The National Information Technology Development Agency (NITDA) is a public service institution established by NITDA Act 2007 as the ICT policy implementing arm of the Federal Ministry of Communication and Digital Economy of the Federal Republic of Nigeria. It has sole responsibility of developing programs that caters for the running of ICT related activities in the country. NITDA is also mandated with the implementation of policies guideline for driving ICT in Nigeria.  
It plays advisory role in copyright law by verification and revision of applicable laws in tandem with the application of software and technology acquisition. Majority of these activities are achieved through organization of workshops which cater for training needs of her staff, government functionaries and education sectors.

History
As part of the history of Nigeria, ICT related activities started in 1950. NITDA was commissioned by the administration of President Olusegun Obasanjo through the perfection of a bill designed to provide for the establishment of National Information Technology Development in 2007 (NITDA Act). Operations of NITDA started in 2001, six years before the bill was passed into law. The agency's main objective is to provide ICT as a tool in tertiary institution to drive the mechanism of education sector in the country. Its creation has given birth to the establishment of state ICT agencies in other states of Federation such as the Plateau State Information And Communication Technology Development Agency. 
The agency started her operation in Abuja, FCT with 30 computers. These devices were used for the training of major government functionaries which include the president and his ministers. Within the first three years of establishment, the agency supplied 5700 computers system to over 187 educational institutions in the country which includes: universities, secondary and primary schools.
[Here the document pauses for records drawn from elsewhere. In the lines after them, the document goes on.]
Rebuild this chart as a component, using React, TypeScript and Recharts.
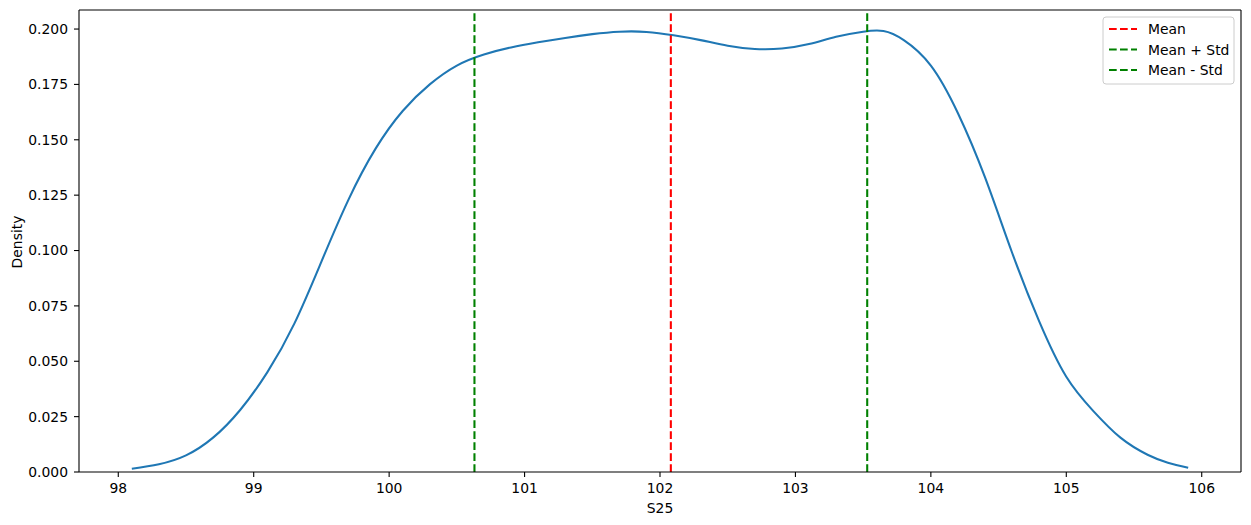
import { LineChart, Line, XAxis, YAxis, ReferenceLine } from "recharts";

// KDE of S25
const s25 = [
  98.1, 98.3, 98.5, 98.7, 98.9, 99.1, 99.3, 99.5, 99.7, 99.9,
  100.1, 100.3, 100.5, 100.7, 100.9, 101.1, 101.3, 101.5, 101.7, 101.9,
  102.1, 102.3, 102.5, 102.7, 102.9, 103.1, 103.3, 103.5, 103.65, 103.8,
  104.0, 104.2, 104.4, 104.6, 104.8, 105.0, 105.2, 105.4, 105.6, 105.75, 105.9,
];
const density = [
  0.0015, 0.0035, 0.0075, 0.0155, 0.028, 0.045, 0.067, 0.095, 0.123, 0.146,
  0.163, 0.175, 0.1835, 0.1885, 0.1917, 0.194, 0.196, 0.1977, 0.1988, 0.1987,
  0.1972, 0.195, 0.1925, 0.191, 0.1912, 0.1932, 0.1965, 0.1988, 0.1991, 0.195,
  0.1835, 0.162, 0.133, 0.099, 0.068, 0.043, 0.0275, 0.0155, 0.0078, 0.0042, 0.0019,
];

const xTicks = [98, 99, 100, 101, 102, 103, 104, 105, 106];
const yTicks = [0, 0.025, 0.05, 0.075, 0.1, 0.125, 0.15, 0.175, 0.2];

const MEAN = 102.08;
const STD = 1.45;

const legendLabels = ["Mean", "Mean + Std", "Mean - Std"];
const legendColors = ["#ff0000", "#008000", "#008000"];

const data = s25.map((x, i) => ({ x, y: density[i] }));

const X_DOMAIN: [number, number] = [97.71, 106.29];
const Y_DOMAIN: [number, number] = [0, 0.2086];

const FONT = "'DejaVu Sans', sans-serif";
const FS = 13.9;
const DASH = "7.7 3.3";

const YLabel = () => (
  <text x={21.5} y={242} transform="rotate(-90 21.5 242)" textAnchor="middle" fontSize={FS} fontFamily={FONT} fill="#000">
    Density
  </text>
);

const XLabel = () => (
  <text x={660} y={512.5} textAnchor="middle" fontSize={FS} fontFamily={FONT} fill="#000">
    S25
  </text>
);

const KdeLegend = () => (
  <svg
    width={133}
    height={69}
    style={{ position: "absolute", left: 1102, top: 16, overflow: "visible" }}
  >
    <rect x={1} y={1} width={131} height={67} rx={3} fill="rgba(255,255,255,0.8)" stroke="#cccccc" strokeWidth={1} />
    {legendLabels.map((label, i) => (
      <g key={label}>
        <line
          x1={7}
          x2={35}
          y1={13 + i * 20.5}
          y2={13 + i * 20.5}
          stroke={legendColors[i]}
          strokeWidth={2.08}
          strokeDasharray={DASH}
        />
        <text x={46} y={18 + i * 20.5} fontSize={FS} fontFamily={FONT} fill="#000">
          {label}
        </text>
      </g>
    ))}
  </svg>
);

export default function App() {
  return (
    <div style={{ position: "absolute", left: 0, top: 0, width: 1251, height: 525, background: "#fff" }}>
      <LineChart
        width={1251}
        height={525}
        data={data}
        margin={{ top: 10, right: 10, left: 0, bottom: 0 }}
        style={{ fontFamily: FONT }}
      >
        <XAxis
          dataKey="x"
          type="number"
          domain={X_DOMAIN}
          allowDataOverflow
          ticks={xTicks}
          tickSize={5}
          tickMargin={6}
          height={53}
          stroke="#000"
          strokeWidth={1.1}
          tick={{ fill: "#000", fontSize: FS }}
          label={<XLabel />}
        />
        <YAxis
          type="number"
          domain={Y_DOMAIN}
          allowDataOverflow
          ticks={yTicks}
          tickFormatter={(v: number) => v.toFixed(3)}
          tickSize={5}
          tickMargin={6}
          width={79}
          stroke="#000"
          strokeWidth={1.1}
          tick={{ fill: "#000", fontSize: FS }}
          label={<YLabel />}
        />
        {/* top and right spines */}
        <ReferenceLine y={Y_DOMAIN[1]} stroke="#000" strokeWidth={1.1} />
        <ReferenceLine x={X_DOMAIN[1]} stroke="#000" strokeWidth={1.1} />
        <Line
          type="natural"
          dataKey="y"
          stroke="#1f77b4"
          strokeWidth={2.08}
          dot={false}
          activeDot={false}
          isAnimationActive={false}
        />
        <ReferenceLine x={MEAN} stroke={legendColors[0]} strokeWidth={2.08} strokeDasharray={DASH} />
        <ReferenceLine x={MEAN + STD} stroke={legendColors[1]} strokeWidth={2.08} strokeDasharray={DASH} />
        <ReferenceLine x={MEAN - STD} stroke={legendColors[2]} strokeWidth={2.08} strokeDasharray={DASH} />
      </LineChart>
      <KdeLegend />
    </div>
  );
}
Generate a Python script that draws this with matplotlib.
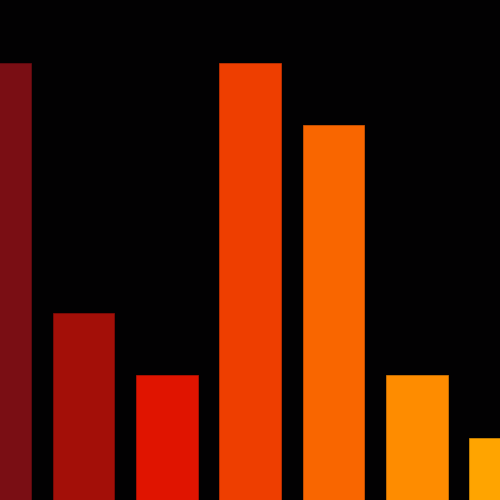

The National Information Technology Development Agency (NIRDA) is known for introduction of professional training programme across various states in Nigeria. In the year 2020 NITDA announced it would train 75,000 youths in Kaduna state in information technology, fast forward 2022, they organize a programme called the "Digital Economy Employability Programme" which is aimed at training over 200,000 thousand Nigerians from all over the country alongside the Web/App Development training partnering with Steamledge Limited which is to train 50 Abuja residents in the field of IT and software development.